## HMRC Regional Trade Statistics

Transform to Tidy Data.

The source data is available from https://www.uktradeinfo.com/Statistics/RTS/Documents/Forms/AllItems.aspx in a series of zip files, `RTS web YYYY.zip` for the years 2013 to 2016 currently.

Each zip file contains fixed-width formatted text files following a layout described in https://www.uktradeinfo.com/Statistics/RTS/Documents/RTS%20Detailed%20data%20information%20pack.pdf. Each row is has two measures: net mass in tonnes and statistical value in £1000's. We're assuming each observation has one measure, so split these  out into separate files.

In [1]:
from gssutils import *
scraper = Scraper('https://www.uktradeinfo.com/Statistics/RTS/Pages/default.aspx')
scraper

## UK Regional Trade Statistics (RTS

### Description

RTS data provides a breakdown by standard UK Region geography, of the UK Overseas Trade Statistics (OTS) data collected from UK Customs import and export entries, and the HMRC Intrastat survey.

### Distributions

1. RTS 2013 ([application/zip](https://www.uktradeinfo.com/Statistics/RTS/Documents/RTS%20web%202013.zip))
1. RTS 2014 ([application/zip](https://www.uktradeinfo.com/Statistics/RTS/Documents/RTS%20web%202014.zip))
1. RTS 2015 ([application/zip](https://www.uktradeinfo.com/Statistics/RTS/Documents/RTS%20web%202015.zip))
1. RTS 2016 ([application/zip](https://www.uktradeinfo.com/Statistics/RTS/Documents/RTS%20web%202016.zip))
1. RTS 2017 ([application/zip](https://www.uktradeinfo.com/Statistics/RTS/Documents/Rtsweb%202017.zip))


In [2]:
for dist in scraper.distributions:
    print(dist.downloadURL)

https://www.uktradeinfo.com/Statistics/RTS/Documents/RTS%20web%202013.zip
https://www.uktradeinfo.com/Statistics/RTS/Documents/RTS%20web%202014.zip
https://www.uktradeinfo.com/Statistics/RTS/Documents/RTS%20web%202015.zip
https://www.uktradeinfo.com/Statistics/RTS/Documents/RTS%20web%202016.zip
https://www.uktradeinfo.com/Statistics/RTS/Documents/Rtsweb%202017.zip


In [3]:
from zipfile import ZipFile
from io import BytesIO, TextIOWrapper

destinationFolder = Path('out')
destinationFolder.mkdir(exist_ok=True, parents=True)

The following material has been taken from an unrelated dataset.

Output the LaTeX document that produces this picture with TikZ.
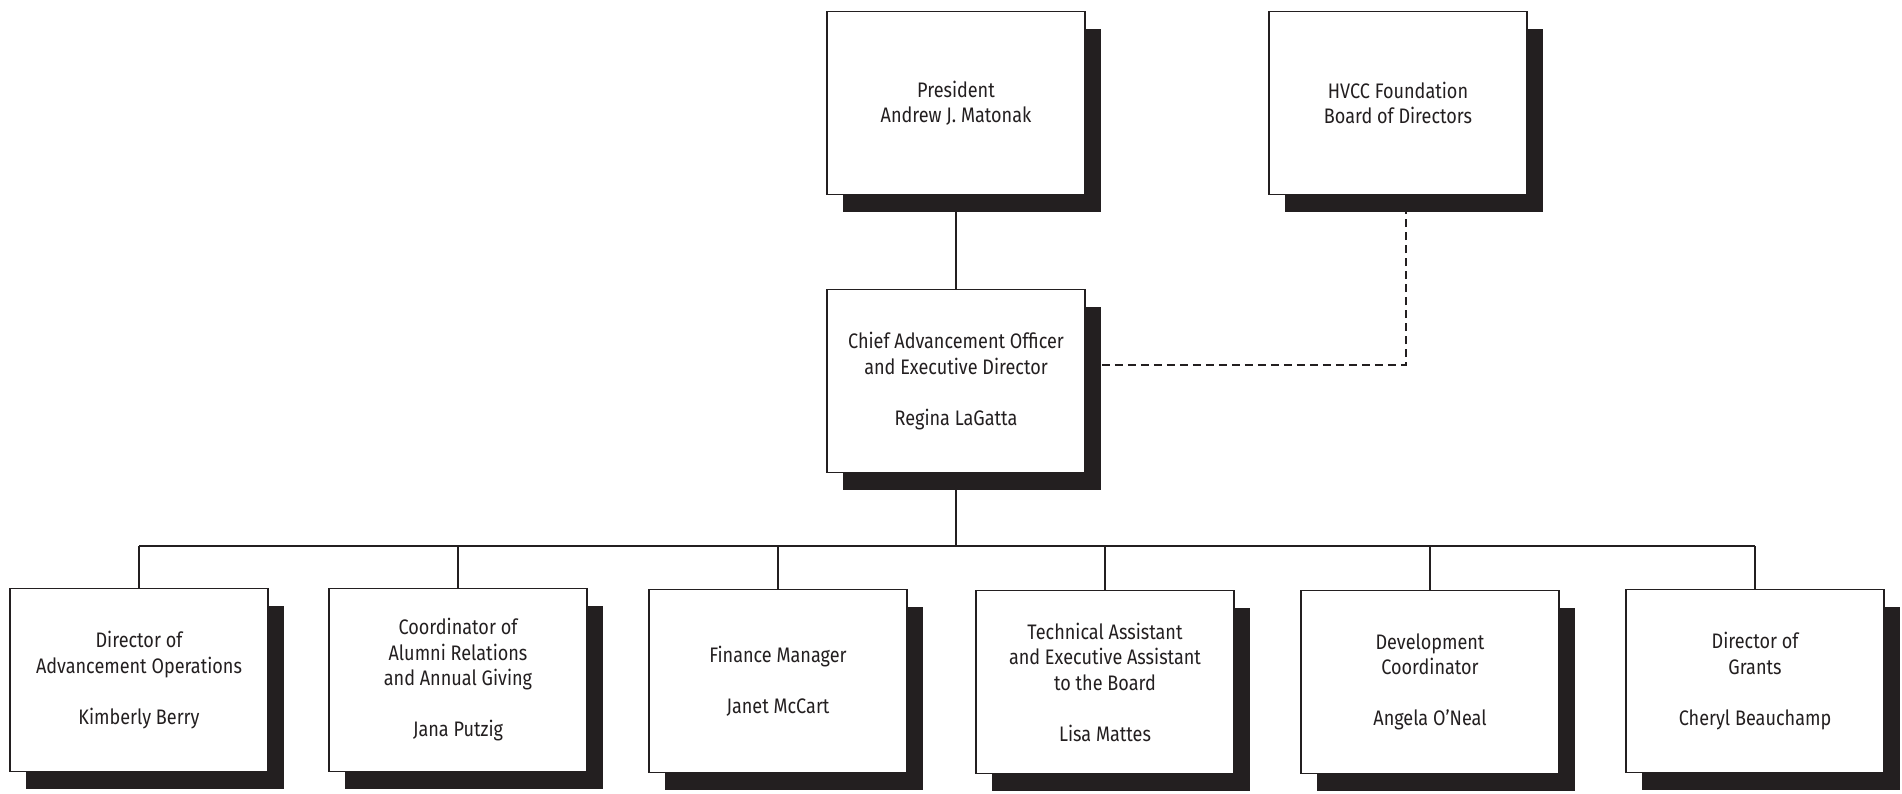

for distribution in scraper.distributions:
    with ZipFile(BytesIO(scraper.session.get(distribution.downloadURL).content)) as zip:
        for name in zip.namelist():
            with zip.open(name, 'r') as quarterFile:
                quarterText = TextIOWrapper(quarterFile, encoding='utf-8')
                table = pd.read_fwf(quarterText, widths=[6, 1, 2, 1, 3, 2, 1, 2, 9, 9], names=[
                    'Period',
                    'Flow',
                    'HMRC Reporter Region',
                    'HMRC Partner Geography',
                    'Codalpha',
                    'Codseq',
                    'SITC Section',
                    'SITC 4',
                    'Value',
                    'Netmass'
                ], dtype=str)
                table['Period'] = table['Period'].map(lambda x: f'quarter/{x[2:]}-Q{x[0]}')
                table['Flow'] = table['Flow'].map(lambda x: 'Exports' if x == 'E' else 'Imports')
                table['HMRC Partner Geography'] = table.apply(
                    lambda x: x['Codseq'] if x['Codseq'][0] != '#' else x['Codalpha'],
                    axis=1)
                assert table['SITC Section'].equals(table['SITC 4'].apply(lambda x: x[0]))
                table.drop(columns=['Codalpha', 'Codseq', 'SITC Section'], inplace=True)
                mass = table.drop(columns=['Value'])
                mass['Measure Type'] = 'Net Mass'
                mass['Unit'] = 'kg-thousands'
                mass.rename(columns={'Netmass': 'Value'}, inplace=True, index=str)
                textFile = destinationFolder / pathify(name)
                mass.to_csv(textFile.with_suffix('.mass.csv'), index=False)
                value = table.drop(columns=['Netmass'])
                value['Measure Type'] = 'GBP Total'
                value['Unit'] = 'gbp-thousands'
                value.to_csv(textFile.with_suffix('.value.csv'), index=False)



In [4]:
scraper.dataset.family = 'trade'
with open(destinationFolder / 'dataset.trig', 'wb') as metadata:
    metadata.write(scraper.generate_trig())